Singles from Quid Pro Quo
- "In the Army Now (2010)" Released: 26 September 2010; "Rock 'n' Roll 'n' You" Released: 20 April 2011; "Two Way Traffic" Released: 15 August 2011; "Better Than That" Released: 28 November 2011; "Movin' On" Released: 2 January 2012; "The Winner" Released: 9 July 2012;

= Quid Pro Quo (album) =

Quid Pro Quo is the twenty-ninth studio album by British rock band Status Quo, released in May 2011. The album debuted at number 10 in the UK Albums Chart and featured 14 new songs, as well as the 2010 version of their 1986 hit "In the Army Now" which was re-recorded in support of the Help for Heroes and British Forces Foundation charities. The re-recorded version had been issued as a single the previous year. The accompanying Official Live Bootleg album features 12 older songs recorded by the band in concert in Amsterdam and Melbourne in 2010. In the UK the album was only available at branches of Tesco stores for its first week before being released conventionally on the band's Fourth Chord label on 6 June 2011.

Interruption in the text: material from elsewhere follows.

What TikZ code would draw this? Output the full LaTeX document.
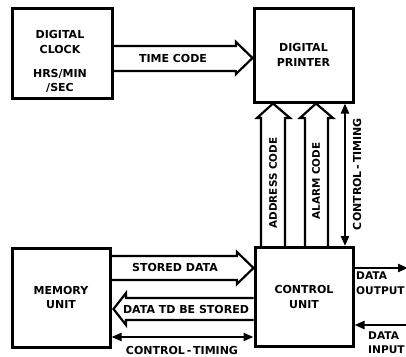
\documentclass[tikz,border=0pt]{standalone}
\usepackage{fontspec}
\setmainfont{DejaVu Sans}
\usetikzlibrary{arrows.meta,calc}
\tikzset{
  box/.style={draw, line width=3pt, minimum width=#1, inner sep=0pt},
  conn/.style={line width=2.2pt, line join=miter},
  lbl/.style={font=\bfseries\fontsize{11}{14.5}\selectfont, inner sep=0pt, align=center},
  vlbl/.style={font=\bfseries\fontsize{10.4}{12}\selectfont, inner sep=0pt, rotate=90},
  edgelbl/.style={font=\bfseries\fontsize{10.6}{14.5}\selectfont, inner sep=0pt, align=left, anchor=west}
}
\begin{document}
\begin{tikzpicture}[x=1pt,y=-1pt,>={Triangle[length=10pt,width=8pt]}]
\useasboundingbox (0,0) rectangle (406,356);
% boxes
\node[box=100pt, minimum height=90pt] (clock) at (62,53) {};
\node[lbl] (clocktext) at (60,61.5) {DIGITAL\\CLOCK\\[9.5pt]HRS/MIN\\/SEC};
\node[box=99pt, minimum height=94pt, lbl] (printer) at (303.5,55) {DIGITAL\\PRINTER};
\node[box=98pt, minimum height=99pt, lbl] (memory) at (61,297.5) {MEMORY\\UNIT};
\node[box=98pt, minimum height=99pt, lbl] (control) at (304,297) {CONTROL\\UNIT};
% time code
\draw[conn] (clock.east |- 0,46) -- (236,46) -- (236,42) -- (printer.west |- 0,58)
  -- (236,74) -- (236,71) -- (clock.east |- 0,71);
\node[lbl] (tc) at (173,58) {TIME CODE};
% stored data
\draw[conn] (memory.east |- 0,256) -- (237,256) -- (237,252) -- (control.west |- 0,268)
  -- (237,284) -- (237,280) -- (memory.east |- 0,280);
\node[lbl] (sd) at (175,267) {STORED DATA};
% data to be stored
\draw[conn] (control.west |- 0,298) -- (126,298) -- (126,293) -- ($(memory.east |- 0,309)+(2,0)$)
  -- (126,325) -- (126,320) -- (control.west |- 0,320);
\node[lbl] (dtbs) at (186,309) {DATA TD BE STORED};
% control timing bottom
\draw[conn, <->] (memory.east |- 0,337) -- (control.west |- 0,337);
\node[lbl] (ct1) at (182,350.5) {CONTROL\,-\,TIMING};
% address code
\draw[conn] (control.north -| 261,0) -- (261,118) -- (257,118) -- (printer.south -| 273,0)
  -- (290,118) -- (285,118) -- (control.north -| 285,0);
\node[vlbl] (ac) at (273,183) {ADDRESS CODE};
% alarm code
\draw[conn] (control.north -| 305,0) -- (305,118) -- (300,118) -- (printer.south -| 316,0)
  -- (333,118) -- (328,118) -- (control.north -| 328,0);
\node[vlbl] (alc) at (316,181) {ALARM CODE};
% control timing vertical
\draw[conn, <->] (printer.south -| 345,0) -- (control.north -| 345,0);
\node[vlbl, font=\bfseries\fontsize{11}{12}\selectfont] (ct2) at (357,174) {CONTROL\,-\,TIMING};
% data output / input
\coordinate (dout) at (408,268);
\coordinate (din) at (408,325);
\draw[conn, ->] (control.east |- 0,268) -- (dout);
\node[edgelbl] (do) at (356,283) {DATA\\OUTPUT};
\draw[conn, ->] (din) -- (control.east |- 0,325);
\node[edgelbl] (di) at (368,342.5) {DATA\\INPUT};
\end{tikzpicture}
\end{document}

The single "Rock 'n' Roll 'n' You" was initially released as a free track download from the band's official website, and was included on BBC Radio 2's 'A' playlist from 14 May 2011 onwards. The album was Radio 2's 'Album Of The Week' for the week commencing 28 May 2011. Subsequent singles "Two Way Traffic", "Better Than That" and "The Winner" were also included on the Radio 2 'A' playlist, and "Movin' On" was placed on the Radio 2 'B' playlist.

Professional ratings
Review scores
| Source | Rating |
| AllMusic | Star |
| BBC | (favourable) |
| Classic Rock | Star |
| MusicOMH | Star |

==Track listing==
1. "Two Way Traffic" (Francis Rossi, John Edwards) – 4:00
2. "Rock 'n' Roll 'n' You" (Rossi, Andy Bown) – 3:32
3. "Dust to Gold" (Rossi, Bown, Edwards) – 4:52
4. "Let's Rock" (Rick Parfitt, Wayne Morris) – 4:28
5. "Can't See for Looking" (Parfitt, Bown, Edwards) – 3:55
6. "Better Than That" (Rossi, Bob Young) – 3:18
7. "Movin' On" (Rossi, Young) – 4:05
8. "Leave a Little Light On" (Parfitt, Morris) – 4:05
9. "Any Way You Like It" (Bown, Alan Crook, Edwards) – 3:18
10. "Frozen Hero" (Rossi, Bown) – 4:21
11. "Reality Cheque" (Parfitt, Edwards) – 4:05
12. "The Winner" (Rossi, Young) – 3:18
13. "It's All About You" (Rossi, Young) – 2:54
14. "My Old Ways" (Rossi, Young) – 3:04
15. "In the Army Now" (Rob Bolland, Fred Bolland) (UK release only) – 3:53

== Official Live Bootleg track listing ==
1. "Whatever You Want" (Parfitt, Bown) – 5:12
2. "Down Down" (Rossi, Young) – 5:06
3. "Don't Drive My Car" (Parfitt, Bown) – 3:51
4. "Hold You Back" (Rossi, Young, Parfitt) – 4:38
5. "Pictures of Matchstick Men" (Rossi) – 2:29
6. "Ice in the Sun" (Marty Wilde, Ronnie Scott) – 2:14
7. "Beginning of the End" (Rossi, Edwards) – 4:27
8. "Roll Over Lay Down" (Rossi, Young, Alan Lancaster, Parfitt, John Coghlan) – 5:58
9. "Caroline" (Rossi, Young) – 5:08
10. "Rockin' All Over the World" (John Cameron Fogerty) – 4:07

===Deluxe Edition bonus tracks===

- "Paper Plane" (Rossi, Young) – 3:38
- "Softer Ride" (Lancaster, Parfitt) – 3:46

==Personnel==
- Francis Rossi - vocals, lead guitar
- Rick Parfitt - vocals, guitar
- John Edwards - bass, vocals
- Andy Bown - keyboards
- Matt Letley - drums

===Additional personnel===
- Bob Young - harmonica on track 13
- Nick Rossi - backing vocals on tracks 2, 6, 7, 12–14
- Kick Horns - horns on track 4
  - Simon Clarke - baritone sax
  - Paul Spong - trumpet
  - Tim Sanders - tenor sax
- Corps of Army Music, Kneller Hall, Twickenham and the voice of WO Eliott Drake on track 15
Recorded at ARSIS Studios 2010–2011

==Charts==

| Chart (2011) | Peak position |
|---|---|
| Austrian Albums (Ö3 Austria) | 26 |
| Belgian Albums (Ultratop Flanders) | 61 |
| Belgian Albums (Ultratop Wallonia) | 83 |
| Dutch Albums (Album Top 100) | 32 |
| French Albums (SNEP) | 157 |
| German Albums (Offizielle Top 100) | 13 |
| Irish Albums (IRMA) | 37 |
| Scottish Albums (OCC) | 8 |
| Swedish Albums (Sverigetopplistan) | 32 |
| Swiss Albums (Schweizer Hitparade) | 8 |
| UK Albums (OCC) | 10 |
| UK Independent Albums (OCC) | 4 |

==Certifications==

| Region | Certification | Certified units/sales |
| United Kingdom (BPI) | Silver | 60,000^{^} |
^{^} Shipments figures based on certification alone.